## OBJECTIVE:
Retype all material exactly. Pictures stay out of the copy.

## COLLECTED DATA:
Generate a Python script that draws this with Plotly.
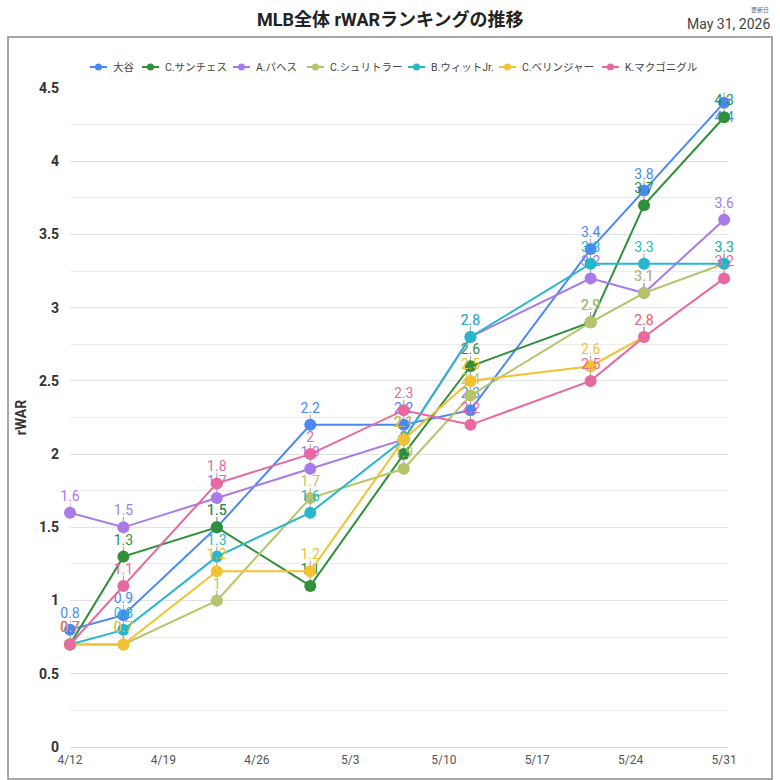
import plotly.graph_objects as go

dates = ["2026-04-12", "2026-04-16", "2026-04-23", "2026-04-30", "2026-05-07",
         "2026-05-12", "2026-05-21", "2026-05-25", "2026-05-31"]

players = ["大谷", "C.サンチェス", "A.パヘス", "C.シュリトラー", "B.ウィットJr.", "C.ベリンジャー", "K.マクゴニグル"]

ohtani    = [0.8, 0.9, 1.5, 2.2, 2.2, 2.3, 3.4, 3.8, 4.4]
sanchez   = [0.7, 1.3, 1.5, 1.1, 2.0, 2.6, 2.9, 3.7, 4.3]
pages     = [1.6, 1.5, 1.7, 1.9, 2.1, 2.8, 3.2, 3.1, 3.6]
schlittler= [0.7, 0.7, 1.0, 1.7, 1.9, 2.4, 2.9, 3.1, 3.3]
witt      = [0.7, 0.8, 1.3, 1.6, 2.1, 2.8, 3.3, 3.3, 3.3]
bellinger = [0.7, 0.7, 1.2, 1.2, 2.1, 2.5, 2.6, 2.8, None]
mcgonigle = [0.7, 1.1, 1.8, 2.0, 2.3, 2.2, 2.5, 2.8, 3.2]

series = [ohtani, sanchez, pages, schlittler, witt, bellinger, mcgonigle]
colors = ["#4a89f3", "#2f8f3a", "#a97ae8", "#b7c46b", "#27b7cb", "#f1c232", "#e8699f"]

tick_dates = ["2026-04-12", "2026-04-19", "2026-04-26", "2026-05-03", "2026-05-10",
              "2026-05-17", "2026-05-24", "2026-05-31"]
tick_labels = ["4/12", "4/19", "4/26", "5/3", "5/10", "5/17", "5/24", "5/31"]

title_text = "MLB全体 rWARランキングの推移"
updated_label = "更新日"
updated_date = "May 31, 2026"

NARROW = "Liberation Sans Narrow, Roboto, Noto Sans CJK JP, sans-serif"
SANS = "Roboto, Arial, Noto Sans CJK JP, sans-serif"

# layout geometry (pixels)
PL, PR, PT, PB = 70, 728, 88, 747
PW, PH = PR - PL, PB - PT
def px_x(p): return (p - PL) / PW
def px_y(p): return (PB - p) / PH

# legend symbol start positions (pixels)
legend_sym_x = [90, 142, 233, 307, 408, 499, 602]
LEGEND_Y = 67

fig = go.Figure()
for name, vals, col in zip(players, series, colors):
    xs = [d for d, v in zip(dates, vals) if v is not None]
    ys = [v for v in vals if v is not None]
    texts = [f"{v:g}" for v in ys]
    pos = ["top center"] * len(ys)
    if name == "大谷":
        pos[-1] = "bottom center"
    fig.add_trace(go.Scatter(
        x=xs, y=ys, name=name, mode="lines+markers+text",
        text=texts, textposition=pos,
        textfont=dict(family=SANS, size=14, color=col),
        line=dict(color=col, width=2),
        marker=dict(color=col, size=12),
        error_y=dict(type="data", symmetric=False,
                     array=[0.07] * len(ys), arrayminus=[0.04] * len(ys),
                     color="#a0a0a0", thickness=1, width=0),
        cliponaxis=False, showlegend=False,
    ))

# legend row (line + dot + label), as in the reference
for name, col, sx in zip(players, colors, legend_sym_x):
    fig.add_shape(type="line", xref="paper", yref="paper",
                  x0=px_x(sx), x1=px_x(sx + 17), y0=px_y(LEGEND_Y), y1=px_y(LEGEND_Y),
                  line=dict(color=col, width=2))
    fig.add_shape(type="circle", xref="paper", yref="paper",
                  xsizemode="pixel", ysizemode="pixel",
                  xanchor=px_x(sx + 8.5), yanchor=px_y(LEGEND_Y),
                  x0=-3.5, x1=3.5, y0=-3.5, y1=3.5,
                  line=dict(color=col, width=0), fillcolor=col)
    fig.add_annotation(text=name, xref="paper", yref="paper",
                       x=px_x(sx + 21), y=px_y(LEGEND_Y), xanchor="left", yanchor="middle",
                       showarrow=False, font=dict(family=SANS, size=10.5, color="#444"))

fig.update_layout(
    width=780, height=780,
    margin=dict(l=PL, r=780 - PR, t=PT, b=780 - PB),
    paper_bgcolor="white", plot_bgcolor="white",
    showlegend=False,
    font=dict(family=SANS),
)

fig.update_xaxes(
    type="date",
    range=["2026-04-12", "2026-05-31 07:00"],
    tickvals=tick_dates, ticktext=tick_labels,
    showgrid=False, zeroline=False, showline=False,
    tickfont=dict(family=NARROW, size=12, color="#555"),
    ticks="", ticklabelstandoff=4,
)
fig.update_yaxes(
    range=[0, 4.5], dtick=0.5, tick0=0,
    showgrid=True, gridcolor="#e3e3e3", gridwidth=1,
    minor=dict(dtick=0.25, showgrid=True, gridcolor="#ececec", gridwidth=1),
    zeroline=True, zerolinecolor="#d8d8d8", zerolinewidth=1,
    showline=False, ticks="",
    tickfont=dict(family=NARROW, size=14, color="#333", weight="bold"),
    ticklabelstandoff=10,
    title=dict(text="<b>rWAR</b>", font=dict(family=NARROW, size=14, color="#333"), standoff=8),
)

fig.add_shape(type="rect", xref="paper", yref="paper",
              x0=px_x(8), x1=px_x(772), y0=px_y(779), y1=px_y(37),
              line=dict(color="#8a8a8a", width=1.5), fillcolor="rgba(0,0,0,0)", layer="below")

fig.add_annotation(text=f"<b>{title_text}</b>", xref="paper", yref="paper",
                   x=px_x(390), y=px_y(20), xanchor="center", yanchor="middle",
                   showarrow=False, font=dict(family=NARROW, size=18, color="#222"))
fig.add_annotation(text=updated_label, xref="paper", yref="paper",
                   x=px_x(771), y=px_y(10), xanchor="right", yanchor="middle",
                   showarrow=False, font=dict(family=SANS, size=6, color="#666"))
fig.add_annotation(text=updated_date, xref="paper", yref="paper",
                   x=px_x(772), y=px_y(24), xanchor="right", yanchor="middle",
                   showarrow=False, font=dict(family=NARROW, size=14, color="#444"))

fig.write_html("out.html")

## EXPECTED ANSWER:
Generate a Python script that draws this with Plotly.
import plotly.graph_objects as go

dates = ["2026-04-12", "2026-04-16", "2026-04-23", "2026-04-30", "2026-05-07",
         "2026-05-12", "2026-05-21", "2026-05-25", "2026-05-31"]

players = ["大谷", "C.サンチェス", "A.パヘス", "C.シュリトラー", "B.ウィットJr.", "C.ベリンジャー", "K.マクゴニグル"]

ohtani    = [0.8, 0.9, 1.5, 2.2, 2.2, 2.3, 3.4, 3.8, 4.4]
sanchez   = [0.7, 1.3, 1.5, 1.1, 2.0, 2.6, 2.9, 3.7, 4.3]
pages     = [1.6, 1.5, 1.7, 1.9, 2.1, 2.8, 3.2, 3.1, 3.6]
schlittler= [0.7, 0.7, 1.0, 1.7, 1.9, 2.4, 2.9, 3.1, 3.3]
witt      = [0.7, 0.8, 1.3, 1.6, 2.1, 2.8, 3.3, 3.3, 3.3]
bellinger = [0.7, 0.7, 1.2, 1.2, 2.1, 2.5, 2.6, 2.8, None]
mcgonigle = [0.7, 1.1, 1.8, 2.0, 2.3, 2.2, 2.5, 2.8, 3.2]

series = [ohtani, sanchez, pages, schlittler, witt, bellinger, mcgonigle]
colors = ["#4a89f3", "#2f8f3a", "#a97ae8", "#b7c46b", "#27b7cb", "#f1c232", "#e8699f"]

tick_dates = ["2026-04-12", "2026-04-19", "2026-04-26", "2026-05-03", "2026-05-10",
              "2026-05-17", "2026-05-24", "2026-05-31"]
tick_labels = ["4/12", "4/19", "4/26", "5/3", "5/10", "5/17", "5/24", "5/31"]

title_text = "MLB全体 rWARランキングの推移"
updated_label = "更新日"
updated_date = "May 31, 2026"

NARROW = "Liberation Sans Narrow, Roboto, Noto Sans CJK JP, sans-serif"
SANS = "Roboto, Arial, Noto Sans CJK JP, sans-serif"

# layout geometry (pixels)
PL, PR, PT, PB = 70, 728, 88, 747
PW, PH = PR - PL, PB - PT
def px_x(p): return (p - PL) / PW
def px_y(p): return (PB - p) / PH

# legend symbol start positions (pixels)
legend_sym_x = [90, 142, 233, 307, 408, 499, 602]
LEGEND_Y = 67

fig = go.Figure()
for name, vals, col in zip(players, series, colors):
    xs = [d for d, v in zip(dates, vals) if v is not None]
    ys = [v for v in vals if v is not None]
    texts = [f"{v:g}" for v in ys]
    pos = ["top center"] * len(ys)
    if name == "大谷":
        pos[-1] = "bottom center"
    fig.add_trace(go.Scatter(
        x=xs, y=ys, name=name, mode="lines+markers+text",
        text=texts, textposition=pos,
        textfont=dict(family=SANS, size=14, color=col),
        line=dict(color=col, width=2),
        marker=dict(color=col, size=12),
        error_y=dict(type="data", symmetric=False,
                     array=[0.07] * len(ys), arrayminus=[0.04] * len(ys),
                     color="#a0a0a0", thickness=1, width=0),
        cliponaxis=False, showlegend=False,
    ))

# legend row (line + dot + label), as in the reference
for name, col, sx in zip(players, colors, legend_sym_x):
    fig.add_shape(type="line", xref="paper", yref="paper",
                  x0=px_x(sx), x1=px_x(sx + 17), y0=px_y(LEGEND_Y), y1=px_y(LEGEND_Y),
                  line=dict(color=col, width=2))
    fig.add_shape(type="circle", xref="paper", yref="paper",
                  xsizemode="pixel", ysizemode="pixel",
                  xanchor=px_x(sx + 8.5), yanchor=px_y(LEGEND_Y),
                  x0=-3.5, x1=3.5, y0=-3.5, y1=3.5,
                  line=dict(color=col, width=0), fillcolor=col)
    fig.add_annotation(text=name, xref="paper", yref="paper",
                       x=px_x(sx + 21), y=px_y(LEGEND_Y), xanchor="left", yanchor="middle",
                       showarrow=False, font=dict(family=SANS, size=10.5, color="#444"))

fig.update_layout(
    width=780, height=780,
    margin=dict(l=PL, r=780 - PR, t=PT, b=780 - PB),
    paper_bgcolor="white", plot_bgcolor="white",
    showlegend=False,
    font=dict(family=SANS),
)

fig.update_xaxes(
    type="date",
    range=["2026-04-12", "2026-05-31 07:00"],
    tickvals=tick_dates, ticktext=tick_labels,
    showgrid=False, zeroline=False, showline=False,
    tickfont=dict(family=NARROW, size=12, color="#555"),
    ticks="", ticklabelstandoff=4,
)
fig.update_yaxes(
    range=[0, 4.5], dtick=0.5, tick0=0,
    showgrid=True, gridcolor="#e3e3e3", gridwidth=1,
    minor=dict(dtick=0.25, showgrid=True, gridcolor="#ececec", gridwidth=1),
    zeroline=True, zerolinecolor="#d8d8d8", zerolinewidth=1,
    showline=False, ticks="",
    tickfont=dict(family=NARROW, size=14, color="#333", weight="bold"),
    ticklabelstandoff=10,
    title=dict(text="<b>rWAR</b>", font=dict(family=NARROW, size=14, color="#333"), standoff=8),
)

fig.add_shape(type="rect", xref="paper", yref="paper",
              x0=px_x(8), x1=px_x(772), y0=px_y(779), y1=px_y(37),
              line=dict(color="#8a8a8a", width=1.5), fillcolor="rgba(0,0,0,0)", layer="below")

fig.add_annotation(text=f"<b>{title_text}</b>", xref="paper", yref="paper",
                   x=px_x(390), y=px_y(20), xanchor="center", yanchor="middle",
                   showarrow=False, font=dict(family=NARROW, size=18, color="#222"))
fig.add_annotation(text=updated_label, xref="paper", yref="paper",
                   x=px_x(771), y=px_y(10), xanchor="right", yanchor="middle",
                   showarrow=False, font=dict(family=SANS, size=6, color="#666"))
fig.add_annotation(text=updated_date, xref="paper", yref="paper",
                   x=px_x(772), y=px_y(24), xanchor="right", yanchor="middle",
                   showarrow=False, font=dict(family=NARROW, size=14, color="#444"))

fig.write_html("out.html")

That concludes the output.